### BRIEF
The data below should be printed in full, exactly, and without any of its images.

* * * * * * * * *

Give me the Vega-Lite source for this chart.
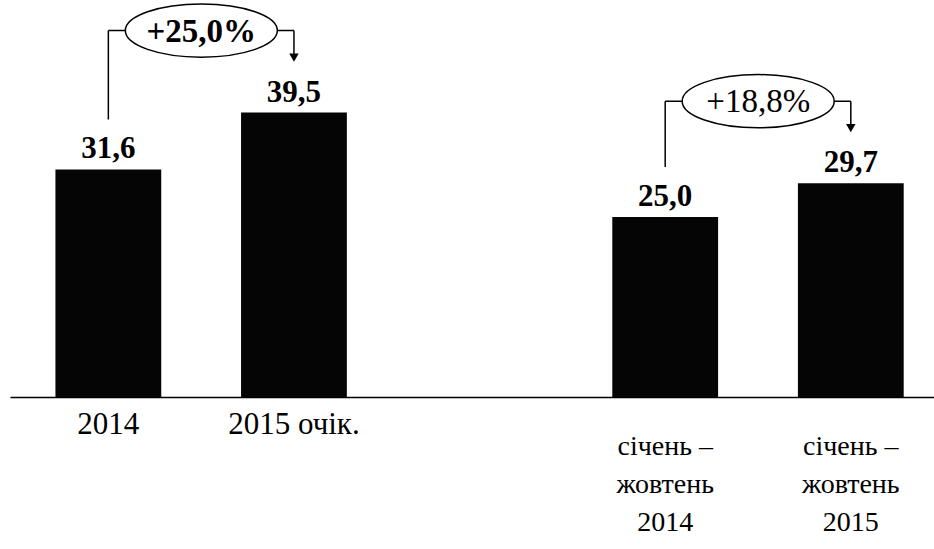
{
  "$schema": "https://vega.github.io/schema/vega-lite/v6.json",
  "width": 924,
  "height": 397,
  "autosize": {"type": "none"},
  "padding": {"left": 10, "right": 0, "top": 0, "bottom": 152},
  "background": "white",
  "config": {
    "view": {"stroke": null},
    "font": "'Times New Roman', 'Liberation Serif', serif",
    "text": {"font": "'Times New Roman', 'Liberation Serif', serif"},
    "locale": {"number": {"decimal": ",", "thousands": " ", "grouping": [3], "currency": ["", " грн"]}},
    "axisX": {"title": null, "labels": false, "ticks": false, "grid": false, "domainColor": "#000000", "domainWidth": 1.5}
  },
  "datasets": {
    "bars": [
      {"key": "2014", "label": "2014", "value": 31.6},
      {"key": "2015 очік.", "label": "2015 очік.", "value": 39.5},
      {"key": "січень – жовтень 2014", "label": ["січень –", "жовтень", "2014"], "value": 25.0},
      {"key": "січень – жовтень 2015", "label": ["січень –", "жовтень", "2015"], "value": 29.7}
    ],
    "changes": [
      {"from": "2014", "to": "2015 очік.", "fromValue": 31.6, "toValue": 39.5, "change": 0.25},
      {"from": "січень – жовтень 2014", "to": "січень – жовтень 2015", "fromValue": 25.0, "toValue": 29.7, "change": 0.188}
    ]
  },
  "layer": [
    {
      "data": {"name": "bars"},
      "mark": {"type": "bar", "color": "#050505"},
      "encoding": {
        "x": {"field": "key", "type": "nominal", "title": null, "scale": {"type": "band", "domain": ["2014", "2015 очік.", "gap", "січень – жовтень 2014", "січень – жовтень 2015"], "paddingInner": 0.43, "paddingOuter": 0.204, "align": 0.6}},
        "y": {"field": "value", "type": "quantitative", "axis": null, "scale": {"domain": [0, 55.14], "nice": false, "zero": true}}
      }
    },
    {
      "data": {"name": "bars"},
      "mark": {"type": "text", "dy": -11, "baseline": "alphabetic", "fontSize": 31, "fontWeight": "bold", "color": "#000000"},
      "encoding": {
        "x": {"field": "key", "type": "nominal", "title": null},
        "y": {"field": "value", "type": "quantitative", "axis": null},
        "text": {"field": "value", "type": "quantitative", "format": ".1f"}
      }
    },
    {
      "data": {"name": "changes"},
      "mark": {"type": "rule", "color": "#000000", "strokeWidth": 1.5, "yOffset": -50, "y2Offset": -82},
      "encoding": {
        "x": {"field": "from", "type": "nominal", "title": null},
        "y": {"field": "fromValue", "type": "quantitative", "axis": null},
        "y2": {"field": "toValue"}
      }
    },
    {
      "data": {"name": "changes"},
      "mark": {"type": "rule", "color": "#000000", "strokeWidth": 1.5, "yOffset": -82},
      "encoding": {
        "x": {"field": "from", "type": "nominal", "title": null},
        "x2": {"field": "to"},
        "y": {"field": "toValue", "type": "quantitative", "axis": null}
      }
    },
    {
      "data": {"name": "changes"},
      "mark": {"type": "rule", "color": "#000000", "strokeWidth": 1.5, "yOffset": -82, "y2Offset": -57},
      "encoding": {
        "x": {"field": "to", "type": "nominal", "title": null},
        "y": {"field": "toValue", "type": "quantitative", "axis": null},
        "y2": {"field": "toValue"}
      }
    },
    {
      "data": {"name": "changes"},
      "mark": {"type": "point", "shape": "triangle-down", "filled": true, "color": "#000000", "opacity": 1, "size": 90, "yOffset": -55},
      "encoding": {
        "x": {"field": "to", "type": "nominal", "title": null},
        "y": {"field": "toValue", "type": "quantitative", "axis": null}
      }
    },
    {
      "data": {"name": "changes"},
      "mark": {"type": "point", "shape": "M-1,0C-1,-0.1933,-0.5523,-0.35,0,-0.35C0.5523,-0.35,1,-0.1933,1,0C1,0.1933,0.5523,0.35,0,0.35C-0.5523,0.35,-1,0.1933,-1,0Z", "filled": true, "fill": "#ffffff", "stroke": "#000000", "strokeWidth": 1.5, "opacity": 1, "fillOpacity": 1, "size": 23104, "xOffset": 93, "yOffset": -82},
      "encoding": {
        "x": {"field": "from", "type": "nominal", "title": null},
        "y": {"field": "toValue", "type": "quantitative", "axis": null}
      }
    },
    {
      "data": {"name": "changes"},
      "transform": [{"filter": "datum.from == '2014'"}],
      "mark": {"type": "text", "baseline": "middle", "align": "center", "fontSize": 33, "fontWeight": "bold", "color": "#000000", "xOffset": 93, "yOffset": -81},
      "encoding": {
        "x": {"field": "from", "type": "nominal", "title": null},
        "y": {"field": "toValue", "type": "quantitative", "axis": null},
        "text": {"field": "change", "type": "quantitative", "format": "+.1%"}
      }
    },
    {
      "data": {"name": "changes"},
      "transform": [{"filter": "datum.from != '2014'"}],
      "mark": {"type": "text", "baseline": "middle", "align": "center", "fontSize": 33, "fontWeight": "normal", "color": "#000000", "xOffset": 93, "yOffset": -81},
      "encoding": {
        "x": {"field": "from", "type": "nominal", "title": null},
        "y": {"field": "toValue", "type": "quantitative", "axis": null},
        "text": {"field": "change", "type": "quantitative", "format": "+.1%"}
      }
    },
    {
      "data": {"name": "bars"},
      "transform": [{"filter": "!isArray(datum.label)"}],
      "mark": {"type": "text", "baseline": "alphabetic", "align": "center", "fontSize": 31, "color": "#000000", "yOffset": 37},
      "encoding": {
        "x": {"field": "key", "type": "nominal", "title": null},
        "y": {"datum": 0, "type": "quantitative", "axis": null},
        "text": {"field": "label", "type": "nominal"}
      }
    },
    {
      "data": {"name": "bars"},
      "transform": [{"filter": "isArray(datum.label)"}],
      "mark": {"type": "text", "baseline": "top", "align": "center", "fontSize": 28, "lineHeight": 38, "color": "#000000", "yOffset": 36},
      "encoding": {
        "x": {"field": "key", "type": "nominal", "title": null},
        "y": {"datum": 0, "type": "quantitative", "axis": null},
        "text": {"field": "label", "type": "nominal"}
      }
    }
  ]
}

* * * * * * * * *

### EXERCISE OUTPUT
Give me the Vega-Lite source for this chart.
{
  "$schema": "https://vega.github.io/schema/vega-lite/v6.json",
  "width": 924,
  "height": 397,
  "autosize": {"type": "none"},
  "padding": {"left": 10, "right": 0, "top": 0, "bottom": 152},
  "background": "white",
  "config": {
    "view": {"stroke": null},
    "font": "'Times New Roman', 'Liberation Serif', serif",
    "text": {"font": "'Times New Roman', 'Liberation Serif', serif"},
    "locale": {"number": {"decimal": ",", "thousands": " ", "grouping": [3], "currency": ["", " грн"]}},
    "axisX": {"title": null, "labels": false, "ticks": false, "grid": false, "domainColor": "#000000", "domainWidth": 1.5}
  },
  "datasets": {
    "bars": [
      {"key": "2014", "label": "2014", "value": 31.6},
      {"key": "2015 очік.", "label": "2015 очік.", "value": 39.5},
      {"key": "січень – жовтень 2014", "label": ["січень –", "жовтень", "2014"], "value": 25.0},
      {"key": "січень – жовтень 2015", "label": ["січень –", "жовтень", "2015"], "value": 29.7}
    ],
    "changes": [
      {"from": "2014", "to": "2015 очік.", "fromValue": 31.6, "toValue": 39.5, "change": 0.25},
      {"from": "січень – жовтень 2014", "to": "січень – жовтень 2015", "fromValue": 25.0, "toValue": 29.7, "change": 0.188}
    ]
  },
  "layer": [
    {
      "data": {"name": "bars"},
      "mark": {"type": "bar", "color": "#050505"},
      "encoding": {
        "x": {"field": "key", "type": "nominal", "title": null, "scale": {"type": "band", "domain": ["2014", "2015 очік.", "gap", "січень – жовтень 2014", "січень – жовтень 2015"], "paddingInner": 0.43, "paddingOuter": 0.204, "align": 0.6}},
        "y": {"field": "value", "type": "quantitative", "axis": null, "scale": {"domain": [0, 55.14], "nice": false, "zero": true}}
      }
    },
    {
      "data": {"name": "bars"},
      "mark": {"type": "text", "dy": -11, "baseline": "alphabetic", "fontSize": 31, "fontWeight": "bold", "color": "#000000"},
      "encoding": {
        "x": {"field": "key", "type": "nominal", "title": null},
        "y": {"field": "value", "type": "quantitative", "axis": null},
        "text": {"field": "value", "type": "quantitative", "format": ".1f"}
      }
    },
    {
      "data": {"name": "changes"},
      "mark": {"type": "rule", "color": "#000000", "strokeWidth": 1.5, "yOffset": -50, "y2Offset": -82},
      "encoding": {
        "x": {"field": "from", "type": "nominal", "title": null},
        "y": {"field": "fromValue", "type": "quantitative", "axis": null},
        "y2": {"field": "toValue"}
      }
    },
    {
      "data": {"name": "changes"},
      "mark": {"type": "rule", "color": "#000000", "strokeWidth": 1.5, "yOffset": -82},
      "encoding": {
        "x": {"field": "from", "type": "nominal", "title": null},
        "x2": {"field": "to"},
        "y": {"field": "toValue", "type": "quantitative", "axis": null}
      }
    },
    {
      "data": {"name": "changes"},
      "mark": {"type": "rule", "color": "#000000", "strokeWidth": 1.5, "yOffset": -82, "y2Offset": -57},
      "encoding": {
        "x": {"field": "to", "type": "nominal", "title": null},
        "y": {"field": "toValue", "type": "quantitative", "axis": null},
        "y2": {"field": "toValue"}
      }
    },
    {
      "data": {"name": "changes"},
      "mark": {"type": "point", "shape": "triangle-down", "filled": true, "color": "#000000", "opacity": 1, "size": 90, "yOffset": -55},
      "encoding": {
        "x": {"field": "to", "type": "nominal", "title": null},
        "y": {"field": "toValue", "type": "quantitative", "axis": null}
      }
    },
    {
      "data": {"name": "changes"},
      "mark": {"type": "point", "shape": "M-1,0C-1,-0.1933,-0.5523,-0.35,0,-0.35C0.5523,-0.35,1,-0.1933,1,0C1,0.1933,0.5523,0.35,0,0.35C-0.5523,0.35,-1,0.1933,-1,0Z", "filled": true, "fill": "#ffffff", "stroke": "#000000", "strokeWidth": 1.5, "opacity": 1, "fillOpacity": 1, "size": 23104, "xOffset": 93, "yOffset": -82},
      "encoding": {
        "x": {"field": "from", "type": "nominal", "title": null},
        "y": {"field": "toValue", "type": "quantitative", "axis": null}
      }
    },
    {
      "data": {"name": "changes"},
      "transform": [{"filter": "datum.from == '2014'"}],
      "mark": {"type": "text", "baseline": "middle", "align": "center", "fontSize": 33, "fontWeight": "bold", "color": "#000000", "xOffset": 93, "yOffset": -81},
      "encoding": {
        "x": {"field": "from", "type": "nominal", "title": null},
        "y": {"field": "toValue", "type": "quantitative", "axis": null},
        "text": {"field": "change", "type": "quantitative", "format": "+.1%"}
      }
    },
    {
      "data": {"name": "changes"},
      "transform": [{"filter": "datum.from != '2014'"}],
      "mark": {"type": "text", "baseline": "middle", "align": "center", "fontSize": 33, "fontWeight": "normal", "color": "#000000", "xOffset": 93, "yOffset": -81},
      "encoding": {
        "x": {"field": "from", "type": "nominal", "title": null},
        "y": {"field": "toValue", "type": "quantitative", "axis": null},
        "text": {"field": "change", "type": "quantitative", "format": "+.1%"}
      }
    },
    {
      "data": {"name": "bars"},
      "transform": [{"filter": "!isArray(datum.label)"}],
      "mark": {"type": "text", "baseline": "alphabetic", "align": "center", "fontSize": 31, "color": "#000000", "yOffset": 37},
      "encoding": {
        "x": {"field": "key", "type": "nominal", "title": null},
        "y": {"datum": 0, "type": "quantitative", "axis": null},
        "text": {"field": "label", "type": "nominal"}
      }
    },
    {
      "data": {"name": "bars"},
      "transform": [{"filter": "isArray(datum.label)"}],
      "mark": {"type": "text", "baseline": "top", "align": "center", "fontSize": 28, "lineHeight": 38, "color": "#000000", "yOffset": 36},
      "encoding": {
        "x": {"field": "key", "type": "nominal", "title": null},
        "y": {"datum": 0, "type": "quantitative", "axis": null},
        "text": {"field": "label", "type": "nominal"}
      }
    }
  ]
}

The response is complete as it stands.